For 13 years, UConn and Tennessee fought for women’s college basketball superiority. Seemingly every game was for the right to be No. 1 in the nation or — on four occasions — the national champion. Seven times, one team ended the other’s season in the NCAA Tournament.
Each game in itself was a battle. Ten of the games were within single-digits. Three were decided by a single point. Every play, every possession, and every second was critical.
Then in 2007, Lady Vols head coach Pat Summitt put an end to the best rivalry in women’s basketball.
For over a decade, UConn and Tennessee never played. The rift was too deep to fix. Geno Auriemma demanded an apology from Tennessee. They refused. The two titans of the sport never faced off against one another in the NCAA tournament during this time either.
That hiatus finally came to an end Tuesday when the schools announced that they were beginning a home-and-home series in 2020.
But when the two teams meet again, don’t expect it to look like the UConn-Tennessee from the days of old. In fact, don’t expect it to even be a rivalry anymore.
The Lady Vols just aren’t the same powerhouse they once were, and they haven’t been for a long time.

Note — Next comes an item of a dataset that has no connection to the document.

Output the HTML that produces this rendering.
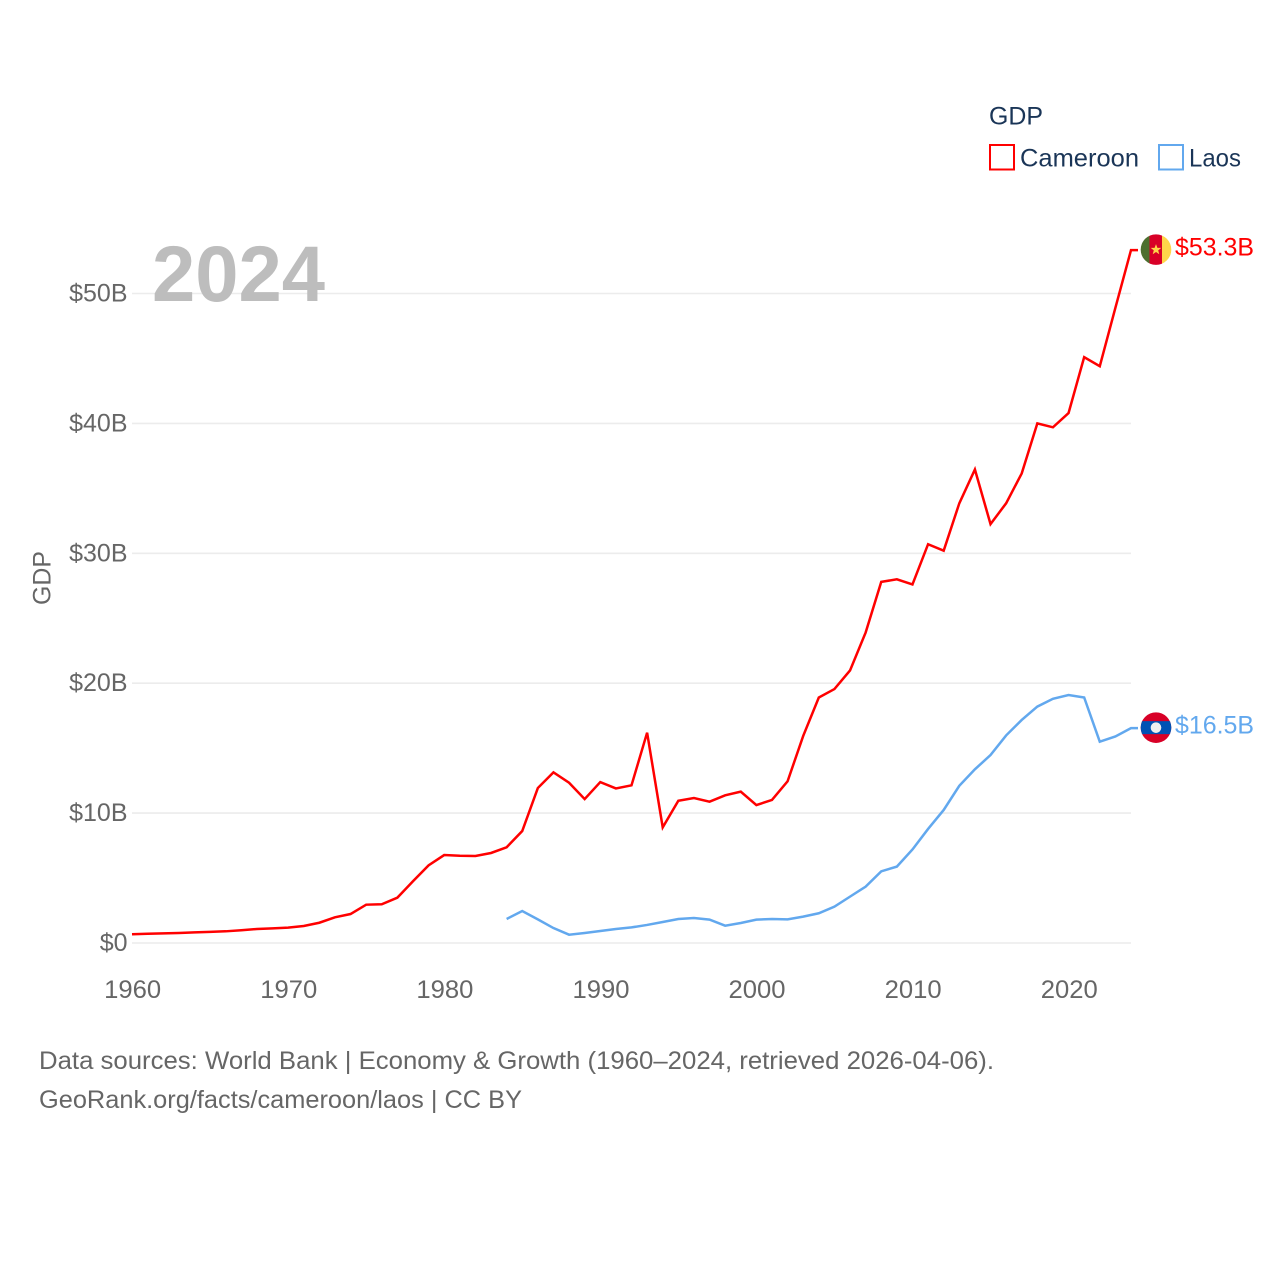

Since Tennessee’s last national championship (and Final Four appearance) in 2008, UConn has made the Final Four every season and has six national championships, four undefeated seasons and the two longest winning streaks in basketball history — 90 and 111 games.

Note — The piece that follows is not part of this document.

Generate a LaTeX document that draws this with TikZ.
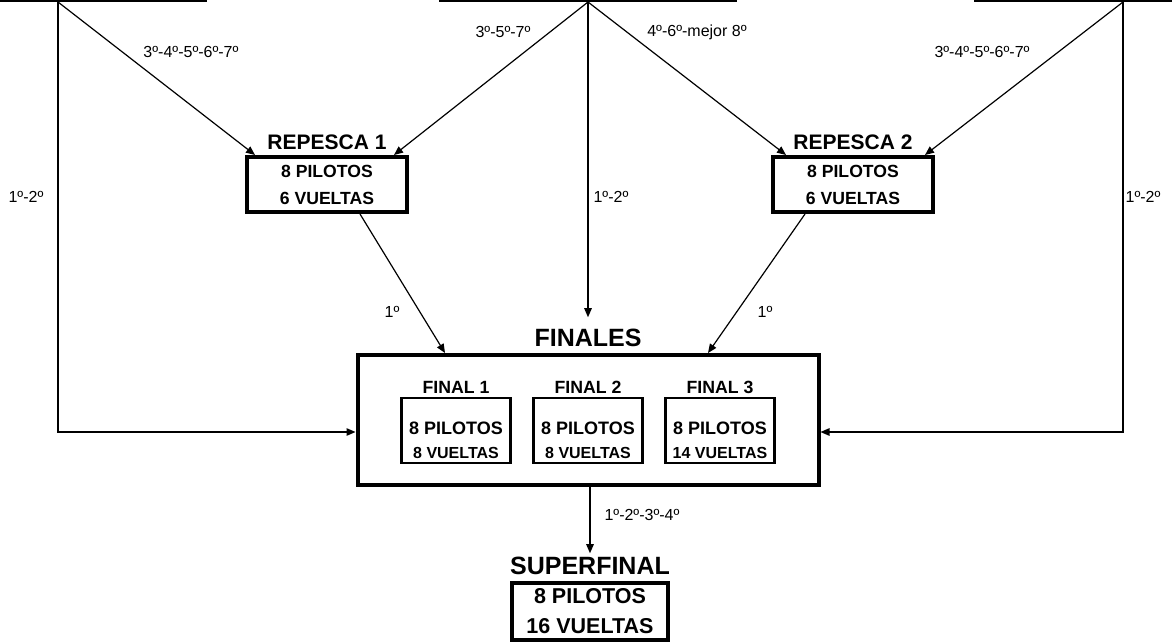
\documentclass[tikz,border=0pt]{standalone}
\usepackage{fontspec}
\setmainfont{Liberation Sans}
\usetikzlibrary{arrows.meta, positioning}

\tikzset{
    heatbox/.style={draw, line width=2pt, minimum width=296pt, minimum height=80pt},
    repbox/.style={draw, line width=4pt, align=center, minimum width=160pt, minimum height=55pt,
        font=\bfseries\fontsize{17.6}{27}\selectfont},
    supbox/.style={draw, line width=4pt, align=center, minimum width=156pt, minimum height=57pt,
        font=\bfseries\fontsize{21.5}{30}\selectfont},
    finbox/.style={draw, line width=2.5pt, minimum width=109pt, minimum height=65pt},
    fintext/.style={align=center, font=\bfseries\fontsize{16}{24}\selectfont},
    title/.style={font=\bfseries\fontsize{21}{25}\selectfont},
    bigtitle/.style={font=\bfseries\fontsize{25}{30}\selectfont},
    fintitle/.style={font=\bfseries\fontsize{17.7}{21}\selectfont},
    lbl/.style={font=\fontsize{16}{19}\selectfont, inner sep=0pt},
    conn/.style={line width=1.2pt, -{Triangle[length=9pt, width=7.5pt]}},
    wire/.style={line width=1.2pt}
}

\begin{document}
\begin{tikzpicture}[x=1pt, y=-1pt]
    \clip (0,0) rectangle (1172,642);

    % heats (cut off at the top)
    \node[heatbox] (heatA) at (58,-39) {};
    \node[heatbox] (heatB) at (588,-39) {};
    \node[heatbox] (heatC) at (1123,-39) {};

    % repescas
    \node[repbox] (rep1) at (327,184.5) {8 PILOTOS\\6 VUELTAS};
    \node[title, above=2pt of rep1] (rep1T) {REPESCA 1};
    \node[repbox] (rep2) at (853,184.5) {8 PILOTOS\\6 VUELTAS};
    \node[title, above=2pt of rep2] (rep2T) {REPESCA 2};

    % finales
    \node[draw, line width=4pt, minimum width=461pt, minimum height=130pt] (finales) at (588,420) {};
    \node[bigtitle, above=3pt of finales] (finalesT) {FINALES};
    \foreach \n/\x/\v in {1/456/8, 2/588/8, 3/720/14} {
        \node[finbox] (f\n) at (\x,430.5) {};
        \node[fintext] (f\n txt) at ([yshift=-9.5pt]f\n) {{\fontsize{18}{24}\selectfont 8 PILOTOS}\\\v{} VUELTAS};
        \node[fintitle, above=0pt of f\n] (f\n title) {FINAL \n};
    }

    % superfinal
    \node[supbox] (sup) at (590,611) {8 PILOTOS\\16 VUELTAS};
    \node[bigtitle, above=2.5pt of sup] (supT) {SUPERFINAL};

    % connectors
    \draw[conn] (heatA.south) -- ([xshift=10pt]rep1.north west);
    \draw[conn] (heatB.south) -- ([xshift=-15pt]rep1.north east);
    \draw[conn] (heatB.south) -- ([xshift=15pt]rep2.north west);
    \draw[conn] (heatC.south) -- ([xshift=-10pt]rep2.north east);
    \draw[conn, shorten >=8pt] (heatB.south) -- (finalesT.north);
    \draw[conn] (heatA.south) |- ([yshift=-12pt]finales.west);
    \draw[conn] (heatC.south) |- ([yshift=-12pt]finales.east);
    \draw[conn] ([xshift=33pt]rep1.south) -- ([xshift=-143pt]finales.north);
    \draw[conn] ([xshift=-48pt]rep2.south) -- ([xshift=120pt]finales.north);
    \draw[conn] (finales.south -| supT.north) -- (supT.north);

    % labels
    \node[lbl] (lA) at (191,52) {3º-4º-5º-6º-7º};
    \node[lbl] (lB) at (503,32) {3º-5º-7º};
    \node[lbl] (lC) at (697,32) {4º-6º-mejor 8º};
    \node[lbl] (lD) at (982,52) {3º-4º-5º-6º-7º};
    \node[lbl] (lE) at (26,197) {1º-2º};
    \node[lbl] (lF) at (611,197) {1º-2º};
    \node[lbl] (lG) at (1143,197) {1º-2º};
    \node[lbl] (lH) at (392,312) {1º};
    \node[lbl] (lI) at (765,312) {1º};
    \node[lbl] (lJ) at (642,515) {1º-2º-3º-4º};
\end{tikzpicture}
\end{document}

The past two seasons, Tennessee has gotten bounced in the second round of the NCAA Tournament. The last time the Huskies didn’t make the Sweet Sixteen? 1993.
The Lady Vols aren’t even the best team in the SEC anymore. They haven’t won a conference title (regular season or tournament) the past three seasons, something they only failed to do once in the past 29 years.

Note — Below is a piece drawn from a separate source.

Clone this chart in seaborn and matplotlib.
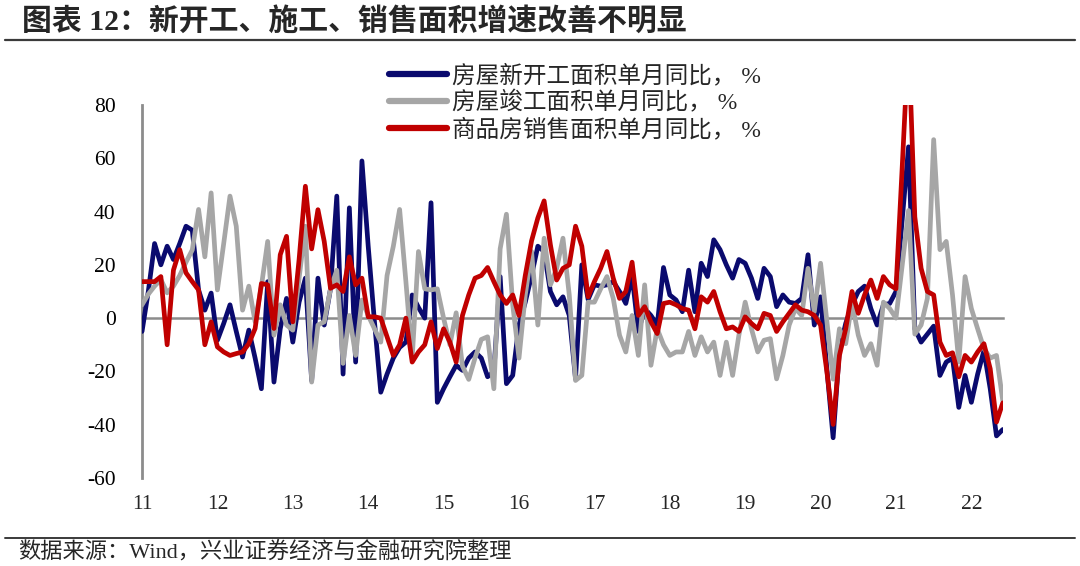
import numpy as np
import pandas as pd
import seaborn as sns
import matplotlib
matplotlib.use("Agg")
import matplotlib.pyplot as plt
from matplotlib.lines import Line2D

# 单月同比，%  (monthly points, first point sits on the "11" tick)
new_starts = [
    -5, 10, 28, 20, 27, 22, 28, 34.5, 33, 10.6, 3, 9.4,
    -8.3, -2, 5, -5, -14.6, -4.5, -15, -26.5, 13.7, -24, -4, 7.4,
    -9, 6, 15, -23.4, 15, -2.6, 11, 45.8, -21, 41.4, -16.5, 59,
    27, -1.4, -27.8, -21, -15, -11, -9, 8.7, 4, 0, 43.3, -31.6,
    -26.5, -22, -17.7, -19.6, -15, -12.7, -15, -22, -20, 15.6, -24.6, -21.5,
    -2.6, 6, 16, 27, 25, 10, 5, 8, 1, -22.8, 20, 7,
    12.5, 12, 12.5, 13.7, 10, 5.5, 16, -5, 3.6, 1, -2.6, 19,
    8.7, 6.8, 2.4, 18, 2.4, 20.6, 15.6, 29.4, 25.7, 20, 15, 22,
    20.6, 15, 7.4, 18.7, 15.6, 4.3, 8.7, 6, 5.5, 7.4, 23.8, -2.6,
    8, -19, -44.9, -12, -2, 5, 10, 12, 3.6, -2.6, 5, 5.5,
    10, 37, 64.3, -4, -9, -6, -3, -21.5, -16.5, -15, -33.5, -21.5,
    -31.6, -21, -12.2, -26.5, -44.2, -41.8,
]
completions = [
    5, 9, 12, 14.5, 9.5, 12, 16, 21, 25.6, 40.8, 23, 47,
    10.6, 28, 45.8, 34.5, 3, 12, -1.4, 12, 28.8, -6.4, 5, -2.6,
    -4.5, 15, 34.5, -24, -2.6, -1.4, 11, 18, -17, 1, -14, 6.8,
    1, -4, -9, 16, 27, 40.8, 13.7, -15, 25, 11, 10.6, 11,
    0, -10, 2, -18, -23, -15, -8, -7, -26.5, 26, 39, 5,
    -15, 8.7, 25, -2.6, 30, 12.5, 18.7, 30, 8.7, -23.4, -21.5, 6,
    6, 11, 15.6, 7.4, -6.4, -12.7, 1, -14, 12.5, -17.7, -4, -10,
    -14, -12.7, -12.7, -5, -14, -7, -12.7, -9, -21.5, -9, -21.5, -6.4,
    6, -4, -12.7, -8.3, -7.7, -22.8, -14, -2.6, 3.6, 1, 18.7, 2.4,
    20.6, -1, -22.9, -4, -9.6, 6, -6.4, -14, -9.6, -17.7, 6, 3.6,
    0, 20, 40.4, -6, -2.6, 7.4, 67, 25.7, 28.8, 8.7, -16.5, 15.6,
    3.6, -4, -11.4, -15, -14, -31,
]
sales = [
    13.7, 13.7, 13.7, 15.6, -10, 18, 25.7, 17, 13.7, 10.6, -10, -1.4,
    -10.8, -12.7, -14, -13.3, -12.7, -9.6, -3.9, 13, 12.5, -3.9, 23.8, 30.7,
    -1.4, 22, 49.5, 26, 40.7, 28.8, 11.2, 12.5, 10, 23, 12.5, 15,
    0.5, 0.5, 0, -7, -14, -10, 0, -16.5, -12.7, -10, -1.4, -11.4,
    -4, -9, -16.5, 1, 8.7, 15, 16, 19, 13.7, 8.7, 5.5, 8.7,
    1, 16, 29, 37.6, 44, 27.5, 14.3, 18.7, 20, 34.5, 27, 8,
    13.7, 18.7, 25, 15, 7.4, 10, 21, 1, 4.3, -1.4, -5.8, 5.5,
    6, 5, 3.6, 3, -4, 8, 6, 10, 2.4, -4, -3.3, -5,
    0.5, -2, -4, 1.8, 1, -5, -1.4, 1.8, 5, 3, 2.4, 1,
    -2.6, -20, -39.9, -14, -4, 10, 1.8, 8.7, 14.3, 7.4, 15.6, 12.5,
    11, 57, 104.9, 38, 18.7, 10, 8.7, -9, -14, -13, -22, -14,
    -16.5, -12.7, -9.6, -19, -39, -31.8,
]
series_names = ["房屋新开工面积单月同比， %", "房屋竣工面积单月同比， %", "商品房销售面积单月同比， %"]
series_colors = ["#0a0a6e", "#a6a6a6", "#c00000"]
year_labels = ["11", "12", "13", "14", "15", "16", "17", "18", "19", "20", "21", "22"]

title = "图表 12：新开工、施工、销售面积增速改善不明显"
source = "数据来源：Wind，兴业证券经济与金融研究院整理"

sns.set_style("white")
fonts = ["Liberation Serif", "Noto Sans CJK SC", "DejaVu Sans"]
plt.rcParams["font.family"] = fonts
plt.rcParams["axes.unicode_minus"] = False

n = len(new_starts)
df = pd.DataFrame({
    "month": np.tile(np.arange(n), 3),
    "value": new_starts + completions + sales,
    "series": np.repeat(series_names, n),
})

fig = plt.figure(figsize=(10.8, 5.66), dpi=100)
ax = fig.add_axes([0.1315, 0.1555, 0.797, 0.659])

sns.lineplot(data=df, x="month", y="value", hue="series", hue_order=series_names,
             palette=dict(zip(series_names, series_colors)), linewidth=3.4,
             sort=False, ax=ax, zorder=3)
for ln in ax.get_lines():
    ln.set_solid_joinstyle("round")

ax.set_xlim(0, n - 1)
ax.set_ylim(-60, 80)
ax.set_yticks(np.arange(-60, 81, 20))
ax.set_xlabel("")
ax.set_ylabel("")

axis_gray = "#8c8c8c"
for s in ["top", "right"]:
    ax.spines[s].set_visible(False)
ax.spines["left"].set_color(axis_gray)
ax.spines["left"].set_linewidth(2)
ax.spines["bottom"].set_position(("data", 0))
ax.spines["bottom"].set_color(axis_gray)
ax.spines["bottom"].set_linewidth(1.8)

ax.tick_params(axis="y", direction="in", length=5, width=1.5, color=axis_gray,
               pad=19, labelsize=15.5, labelcolor="black")
ax.set_xticks(np.arange(len(year_labels)) * 12)
ax.tick_params(axis="x", direction="in", length=4, width=1.5, color=axis_gray,
               labelbottom=False)

sec = ax.secondary_xaxis("bottom")
sec.set_xticks(np.arange(len(year_labels)) * 12, year_labels)
sec.tick_params(length=0, pad=12, labelsize=15.5)
sec.spines["bottom"].set_visible(False)

handles, labels = ax.get_legend_handles_labels()
for h in handles:
    h.set_linewidth(4.5)
    h.set_solid_capstyle("round")
ax.legend(handles, labels, loc="upper left", bbox_to_anchor=(0.358, 0.89),
          bbox_transform=fig.transFigure, frameon=False, fontsize=17,
          handlelength=2.45, handletextpad=0.2, labelspacing=0.16,
          borderpad=0.1, borderaxespad=0)

fig.text(0.02, 0.963, title, fontsize=21.5, fontweight="bold", va="center",
         ha="left", family=fonts)
fig.add_artist(Line2D([0.005, 0.995], [0.929, 0.929], color="#3a3a3a", lw=1.6))
fig.add_artist(Line2D([0.005, 0.995], [0.049, 0.049], color="#3a3a3a", lw=1.4))
fig.text(0.017, 0.024, source, fontsize=16, va="center", ha="left", family=fonts)

fig.savefig("out.png", dpi=100)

In those past three seasons, the Lady Vols have averaged 12 losses per season. UConn has lost 12 games total over the past seven seasons.
The fact is that Tennessee simply isn’t in the same realm as the Huskies anymore. Is there any reason to believe this won’t be just another typical UConn blowout featuring the end of the bench for the fourth quarter? Geno is still Geno, but Holly Warlick sure isn’t Pat Summitt.
UConn and Tennessee aren’t like other typical college rivalries. There’s not decades of history like Michigan-Ohio State, where the players and coaches change but the hatred between the fans never waivers. The foundation of the rivalry was Geno vs. Pat.
They were constantly battling each other — whether it be on the court, on the recruiting trail or even in the media. Leading up to the game, it was almost guaranteed they would exchange barbs at one another, which would rile up each fanbase.
For Tennessee fans, it won’t be so different. UConn is still UConn. Auriemma is still the bane of their existence and they’ll want to beat him more than anyone — just as they always have. But for Huskies fans, while they still want to beat those orange jerseys that say “Tennessee” on them, is it really Tennessee anymore?
Without Summitt, the answer to that is simply no. The fanfare will still be there. The excitement will still be there.
But when UConn and Tennessee meet on the court again — 13 years after the last game — the only remnants of a rivalry will be from the past.